Global Turmoil: Conflicts, Trade, and New Power Dynamics with Dario Fabbri
Among the key moments of the day, the meeting dedicated to global turmoil brought back to the forefront a reality that no sector can afford to ignore: international conflicts and tensions are reshaping markets, supply chains, and power dynamics in real time. This is not a “calm” phase, but an unstable moment unsettling precisely because Europe has lost the habit, and perhaps the tools, to read conflict as a structural element of history.
Tariffs, open crises, new strategic routes, and territories returning to the center of power dynamics such as Greenland or the Panama Canal are clear signals of a rapidly changing scenario. A context that directly impacts eyewear as well, affecting exports, sourcing, competitiveness, and international positioning strategies.
The talk featured Dario Fabbri, journalist and geopolitical analyst, who with his usual clarity offered a framework for understanding the transforming economic and political balances. The meeting was introduced by Simone Lijoi.
Starting from the United States, the analysis also examined other international contexts directly linked to Washington’s actions and strategies, from Greenland to Venezuela. The United States emerged as a country experiencing a deep economic and identity crisis, marked by the decline of manufacturing, technological challenges, and widespread social frustration. In this context, Donald Trump is not interpreted as an anomaly, but as the expression of a significant portion of deep America.

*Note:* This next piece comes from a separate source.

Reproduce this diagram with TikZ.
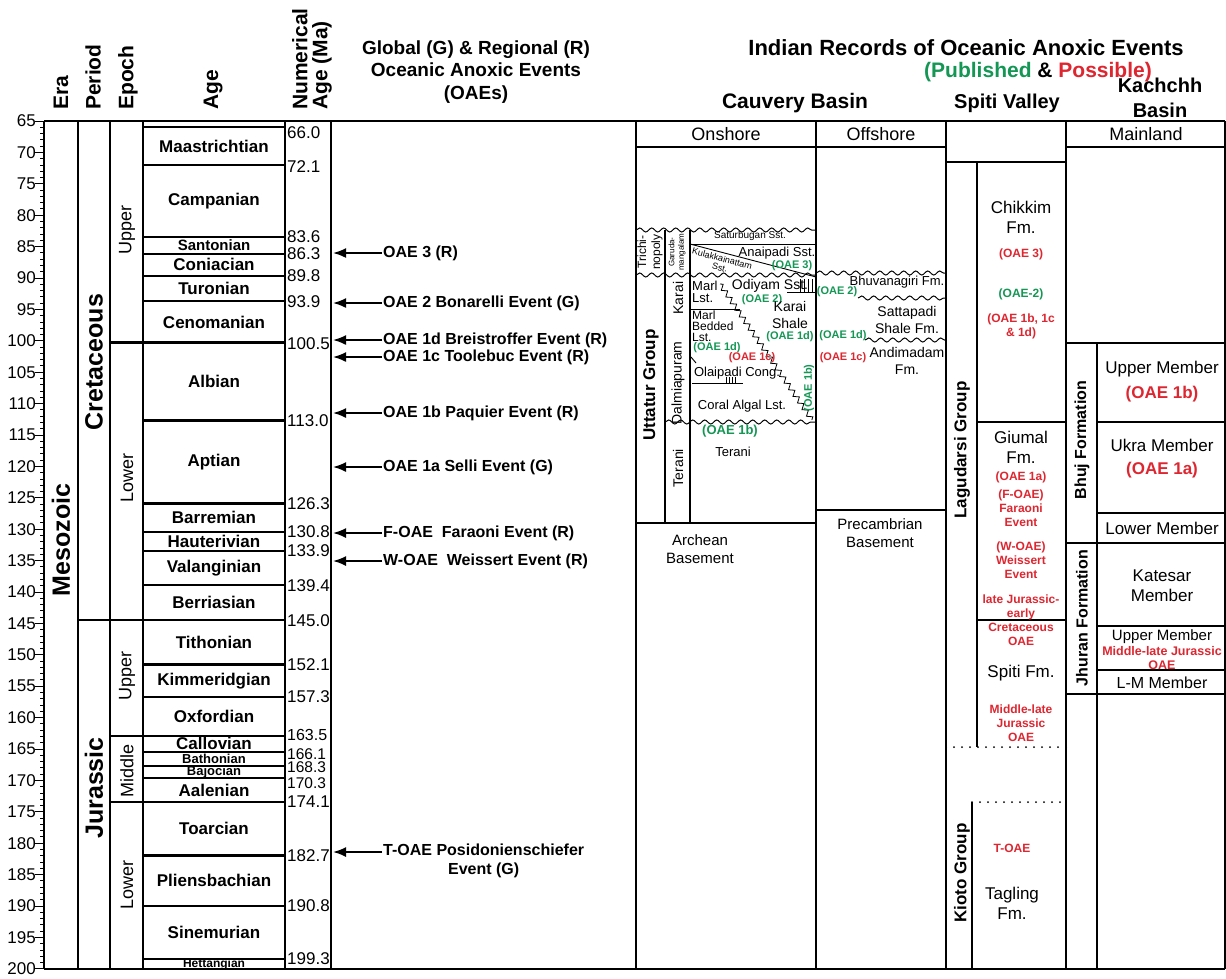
\documentclass[tikz,border=0pt]{standalone}
\usepackage{fontspec}
\setmainfont{Liberation Sans}
\usetikzlibrary{arrows.meta,decorations.pathmorphing}
\definecolor{pubgreen}{RGB}{20,150,85}
\definecolor{posred}{RGB}{222,38,48}
\newcommand{\fsz}[1]{\fontsize{#1}{\fpeval{round(1.18*#1,1)}}\selectfont}

\begin{document}
\begin{tikzpicture}[x=1pt, y=-1pt, >=Latex,
    colline/.style={line width=1.4pt},
    bnd/.style={line width=2.2pt},
    thinline/.style={line width=0.9pt},
    wavy/.style={line width=1pt, decorate, decoration={snake, amplitude=2pt, segment length=12pt}},
    zig/.style={line width=0.8pt, decorate, decoration={zigzag, amplitude=2.5pt, segment length=8pt}},
    dots/.style={line width=2pt, line cap=round, dash pattern=on 0pt off 8pt},
    hdr/.style={font=\bfseries\fsz{#1}, inner sep=0pt, align=center},
    colhdr/.style={font=\bfseries\fontsize{21}{20}\selectfont, rotate=90, anchor=west, inner sep=0pt, align=left},
    era/.style={font=\bfseries\fsz{25}, rotate=90, inner sep=0pt},
    epoch/.style={font=\fsz{18}, rotate=90, inner sep=0pt},
    agename/.style={font=\bfseries\fsz{#1}, inner sep=0pt},
    numage/.style={font=\fsz{#1}, anchor=west, inner sep=0pt},
    oae/.style={font=\bfseries\fsz{16}, anchor=west, inner sep=1pt, align=center},
    oaearrow/.style={line width=1.8pt, -{Latex[length=13pt,width=10pt]}},
    fm/.style={font=\fsz{#1}, align=center, inner sep=0pt},
    grp/.style={font=\bfseries\fsz{17}, rotate=90, inner sep=0pt},
    grnlbl/.style={text=pubgreen, font=\bfseries\fsz{#1}, inner sep=0pt, align=center},
    redlbl/.style={text=posred, font=\bfseries\fsz{#1}, inner sep=0pt, align=center}]
  \useasboundingbox (0,0) rectangle (1226,978);

  \node[colhdr] (h-era) at (61,110) {Era};
  \node[colhdr] (h-period) at (93,110) {Period};
  \node[colhdr] (h-epoch) at (128,110) {Epoch};
  \node[colhdr] (h-age) at (213,110) {Age};
  \node[colhdr] (h-num) at (312,110) {Numerical\\Age (Ma)};
  \node[hdr=19] (glob) at (476,72) {Global (G) \& Regional (R)\\Oceanic Anoxic Events\\(OAEs)};
  \node[hdr=22] (indian) at (966,48) {Indian Records of Oceanic Anoxic Events};
  \node[hdr=21] (pubpos) at (1038,72) {\textcolor{pubgreen}{(Published} \& \textcolor{posred}{Possible)}};
  \node[hdr=21] (cauvery) at (795,103) {Cauvery Basin};
  \node[hdr=20] (spiti) at (1007,103) {Spiti Valley};
  \node[font=\bfseries\fontsize{20}{25}\selectfont, inner sep=0pt, align=center] (kachchh) at (1160,98) {Kachchh\\Basin};

  \foreach \t in {65,...,200}
    \draw[thinline] (44,{121+(\t-65)*6.28}) -- ++(-4,0);
  \foreach \t in {65,70,...,200} {
    \draw[thinline] (44,{121+(\t-65)*6.28}) -- ++(-9,0);
    \node[font=\fsz{17}, anchor=east, inner sep=0pt] (tk\t) at (36,{121+(\t-65)*6.28}) {\t};
  }

  \foreach \x in {44,78,110,143,285,331,636,816,946,1066,1225}
    \draw[colline] (\x,121) -- (\x,969);
  \draw[colline] (44,121) -- (1225,121);
  \draw[colline] (44,969) -- (1225,969);

  \foreach \a/\dy/\s [count=\i] in {66.0/5/17, 72.1/1/17, 83.6/0/17, 86.3/0/17, 89.8/0/17, 93.9/0/17,
      100.5/1/17, 113.0/0/17, 126.3/0/17, 130.8/0/17, 133.9/0/17, 139.4/0/17, 145.0/0/17,
      152.1/0/17, 157.3/0/17, 163.5/-1/16, 166.1/2/15.5, 168.3/2/15.5, 170.3/5/15.5, 174.1/0/17,
      182.7/0/17, 190.8/0/17, 199.3/0/17} {
    \draw[bnd] (143,{121+(\a-65)*6.24}) -- (285,{121+(\a-65)*6.24});
    \node[numage=\s] (num\i) at (287,{121+(\a-65)*6.24+\dy}) {\a};
  }
  \foreach \a in {100.5,163.5,174.1}
    \draw[bnd] (110,{121+(\a-65)*6.24}) -- (143,{121+(\a-65)*6.24});
  \draw[bnd] (78,{121+80*6.24}) -- (143,{121+80*6.24});

  \foreach \lo/\hi/\nm/\s [count=\i] in {66.0/72.1/Maastrichtian/17, 72.1/83.6/Campanian/17,
      83.6/86.3/Santonian/15, 86.3/89.8/Coniacian/17, 89.8/93.9/Turonian/17, 93.9/100.5/Cenomanian/17,
      100.5/113.0/Albian/17, 113.0/126.3/Aptian/17, 126.3/130.8/Barremian/17, 130.8/133.9/Hauterivian/17,
      133.9/139.4/Valanginian/17, 139.4/145.0/Berriasian/17, 145.0/152.1/Tithonian/17,
      152.1/157.3/Kimmeridgian/17, 157.3/163.5/Oxfordian/17, 163.5/166.1/Callovian/17,
      166.1/168.3/Bathonian/13, 168.3/170.3/Bajocian/13, 170.3/174.1/Aalenian/17,
      174.1/182.7/Toarcian/17, 182.7/190.8/Pliensbachian/17, 190.8/199.3/Sinemurian/17,
      199.3/200.9/Hettangian/12}
    \node[agename=\s] (age\i) at (214,{121+((\lo+\hi)/2-65)*6.24}) {\nm};

  \node[era] (mesozoic) at (61,540) {Mesozoic};
  \node[era] (cretaceous) at (94,362) {Cretaceous};
  \node[era] (jurassic) at (94,788) {Jurassic};
  \node[epoch] (k-up) at (127,230) {Upper};
  \node[epoch] (k-low) at (127,478) {Lower};
  \node[epoch] (j-up) at (127,676) {Upper};
  \node[epoch] (j-mid) at (127,771) {Middle};
  \node[epoch] (j-low) at (127,885) {Lower};

  \coordinate (oaeL) at (333,0);
  \node[oae] (oae3) at (382,253) {OAE 3 (R)};
  \node[oae] (oae2) at (382,303) {OAE 2 Bonarelli Event (G)};
  \node[oae] (oae1d) at (382,340) {OAE 1d Breistroffer Event (R)};
  \node[oae] (oae1c) at (382,357) {OAE 1c Toolebuc Event (R)};
  \node[oae] (oae1b) at (382,413) {OAE 1b Paquier Event (R)};
  \node[oae] (oae1a) at (382,467) {OAE 1a Selli Event (G)};
  \node[oae] (foae) at (382,533) {F-OAE\ \ Faraoni Event (R)};
  \node[oae] (woae) at (382,561) {W-OAE\ \ Weissert Event (R)};
  \node[oae, anchor=north west] (toae) at (382,843) {T-OAE Posidonienschiefer\\Event (G)};
  \foreach \n in {oae3,oae2,oae1d,oae1c,oae1b,oae1a,foae,woae}
    \draw[oaearrow] (\n.west) -- (\n.west -| oaeL);
  \draw[oaearrow] ([yshift=-9pt]toae.north west) -- ([yshift=-9pt]toae.north west -| oaeL);

  \draw[colline] (636,147) -- (946,147);
  \draw[colline] (1066,147) -- (1225,147);
  \draw[colline] (946,162) -- (1066,162);
  \node[fm=18] (onshore) at (726,134) {Onshore};
  \node[fm=18] (offshore) at (881,134) {Offshore};
  \node[fm=18] (mainland) at (1146,134) {Mainland};

  \draw[wavy] (636,230) -- (816,230);
  \draw[thinline] (690,244) -- (816,244);
  \draw[thinline] (690,244) -- (816,277);
  \draw[wavy] (636,275) -- (816,275);
  \draw[colline] (665,230) -- (665,523);
  \draw[colline] (690,230) -- (690,523);
  \draw[wavy] (665,422) -- (816,422);
  \draw[thinline] (690,309) -- (740,309);
  \draw[thinline] (787,292) -- (816,292);
  \foreach \x in {800,804,808,812}
    \draw[thinline] (\x,279) -- (\x,292);
  \draw[thinline] (692,383) -- (743,383);
  \foreach \x in {726,729,732,735}
    \draw[thinline] (\x,377) -- (\x,383);
  \draw[thinline] (691,357) -- (696,363);
  \draw[zig] (720,284) -- (812,420);
  \draw[colline] (636,523) -- (816,523);

  \node[font=\fsz{12}, rotate=90, align=center, inner sep=0pt] (trichi) at (650,252) {Trichi-\\nopoly};
  \node[font=\fsz{8}, rotate=90, align=center, inner sep=0pt] (garuda) at (677,252) {Garuda-\\mangalam};
  \node[grp] (uttatur) at (651,385) {Uttatur Group};
  \node[font=\fsz{14}, rotate=90, inner sep=0pt] (karai-r) at (678,298) {Karai};
  \node[font=\fsz{14}, rotate=90, inner sep=0pt] (dalmia) at (678,383) {Dalmiapuram};
  \node[font=\fsz{14}, rotate=90, inner sep=0pt] (terani-r) at (678,468) {Terani};
  \node[fm=10] (satur) at (750,236) {Saturbugan Sst.};
  \node[fm=13] (anai) at (777,253) {Anaipadi Sst.};
  \node[grnlbl=11] (on-oae3) at (792,266) {(OAE 3)};
  \node[font=\fontsize{9}{9}\selectfont, align=center, inner sep=0pt, rotate=-15] (kulak) at (721,263) {Kulakkainattam\\Sst.};
  \node[fm=14] (odiyam) at (770,286) {Odiyam Sst.};
  \node[font=\fontsize{13}{12}\selectfont, align=left, anchor=west, inner sep=0pt] (marl1) at (692,292) {Marl\\Lst.};
  \node[grnlbl=11] (on-oae2) at (762,300) {(OAE 2)};
  \node[fm=14] (karaish) at (790,315) {Karai\\Shale};
  \node[font=\fontsize{12}{11}\selectfont, align=left, anchor=west, inner sep=0pt] (marl2) at (692,326) {Marl\\Bedded\\Lst.};
  \node[grnlbl=11] (on-oae1d-r) at (790,337) {(OAE 1d)};
  \node[grnlbl=11] (on-oae1d-l) at (717,348) {(OAE 1d)};
  \node[redlbl=11] (on-oae1c) at (752,358) {(OAE 1c)};
  \node[fm=13] (olai) at (737,373) {Olaipadi Cong.};
  \node[fm=13] (coral) at (742,406) {Coral Algal Lst.};
  \node[grnlbl=11, rotate=90] (on-oae1b-v) at (809,388) {(OAE 1b)};
  \node[grnlbl=13] (on-oae1b) at (730,431) {(OAE 1b)};
  \node[fm=13] (terani) at (733,452) {Terani};
  \node[fm=15] (archean) at (700,549) {Archean\\Basement};

  \draw[wavy] (816,273) -- (946,273);
  \draw[wavy] (858,298) -- (946,298);
  \draw[wavy] (865,340) -- (946,340);
  \draw[colline] (816,510) -- (946,510);
  \node[fm=13] (bhuvana) at (897,282) {Bhuvanagiri Fm.};
  \node[grnlbl=11] (off-oae2) at (837,292) {(OAE 2)};
  \node[fm=14] (sattapadi) at (907,320) {Sattapadi\\Shale Fm.};
  \node[grnlbl=11] (off-oae1d) at (843,336) {(OAE 1d)};
  \node[redlbl=11] (off-oae1c) at (843,358) {(OAE 1c)};
  \node[fm=14] (andimadam) at (907,361) {Andimadam\\Fm.};
  \node[fm=15] (precamb) at (880,533) {Precambrian\\Basement};

  \draw[colline] (977,162) -- (977,747);
  \draw[colline] (977,422) -- (1066,422);
  \draw[colline] (977,620) -- (1066,620);
  \draw[dots] (946,747) -- (1066,747);
  \draw[colline] (972,802) -- (972,969);
  \draw[dots] (972,802) -- (1066,802);
  \node[grp] (lagudarsi) at (962,450) {Lagudarsi Group};
  \node[grp] (kioto) at (962,873) {Kioto Group};
  \node[fm=17] (chikkim) at (1021,217) {Chikkim\\Fm.};
  \node[redlbl=12] (sp-oae3) at (1021,254) {(OAE 3)};
  \node[grnlbl=12] (sp-oae2) at (1021,294) {(OAE-2)};
  \node[redlbl=12] (sp-oae1) at (1021,326) {(OAE 1b, 1c\\\& 1d)};
  \node[fm=17] (giumal) at (1021,447) {Giumal\\Fm.};
  \node[redlbl=12] (sp-oae1a) at (1021,477) {(OAE 1a)};
  \node[redlbl=12] (sp-foae) at (1021,508) {(F-OAE)\\Faraoni\\Event};
  \node[redlbl=12] (sp-woae) at (1021,560) {(W-OAE)\\Weissert\\Event};
  \node[redlbl=12] (sp-ljec) at (1021,620) {late Jurassic-\\early\\Cretaceous\\OAE};
  \node[fm=17] (spitifm) at (1021,673) {Spiti Fm.};
  \node[redlbl=12] (sp-mlj) at (1021,723) {Middle-late\\Jurassic\\OAE};
  \node[redlbl=12] (sp-toae) at (1012,848) {T-OAE};
  \node[fm=17] (tagling) at (1012,903) {Tagling\\Fm.};

  \draw[colline] (1097,343) -- (1097,969);
  \foreach \y in {343,543,694}
    \draw[colline] (1066,\y) -- (1225,\y);
  \foreach \y in {422,513,626,670}
    \draw[colline] (1097,\y) -- (1225,\y);
  \node[grp, font=\bfseries\fsz{16}] (bhuj) at (1082,440) {Bhuj Formation};
  \node[grp, font=\bfseries\fsz{16}] (jhuran) at (1082,618) {Jhuran Formation};
  \node[fm=17] (k-upper) at (1162,369) {Upper Member};
  \node[redlbl=17] (k-oae1b) at (1162,394) {(OAE 1b)};
  \node[fm=17] (ukra) at (1162,445) {Ukra Member};
  \node[redlbl=17] (k-oae1a) at (1162,470) {(OAE 1a)};
  \node[fm=17] (k-lower) at (1162,528) {Lower Member};
  \node[fm=17] (katesar) at (1162,586) {Katesar\\Member};
  \node[fm=15] (k-upper2) at (1162,637) {Upper Member};
  \node[redlbl=12.5] (k-mlj) at (1162,658) {Middle-late Jurassic\\OAE};
  \node[fm=16] (lm) at (1162,683) {L-M Member};
\end{tikzpicture}
\end{document}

According to Dario Fabbri, the true center of gravity of U.S. strategy remains the confrontation with China: from tariffs to pressure on strategic areas such as Panama and Greenland, to attempts to freeze the conflict in Ukraine and tactically reopen dialogue with Russia everything responds to a logic of containing Beijing. In this scenario, Iran remains a marginal actor, with limited weight in the new global balances.

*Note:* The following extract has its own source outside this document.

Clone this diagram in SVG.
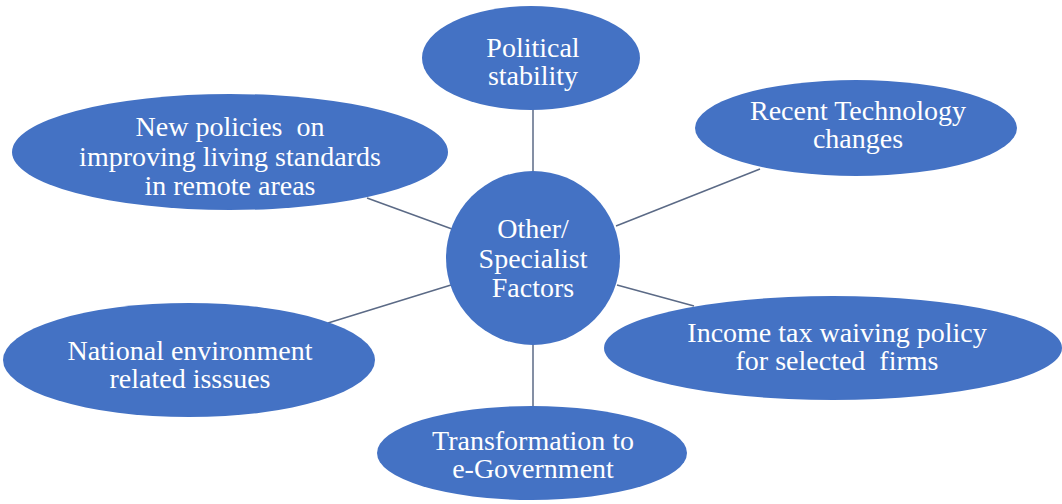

In closing, the discussion highlighted the limits of the Western interpretation of current international balance, underscoring Europe’s difficulties in understanding an increasingly unstable and competitive global context.
A contribution that added depth to the day, confirming the value of the MIDO exhibition as a platform capable of connecting product and scenario: because today, innovation does not only mean developing solutions, but understanding the world unstable, conflictual, and competitive in which one operates.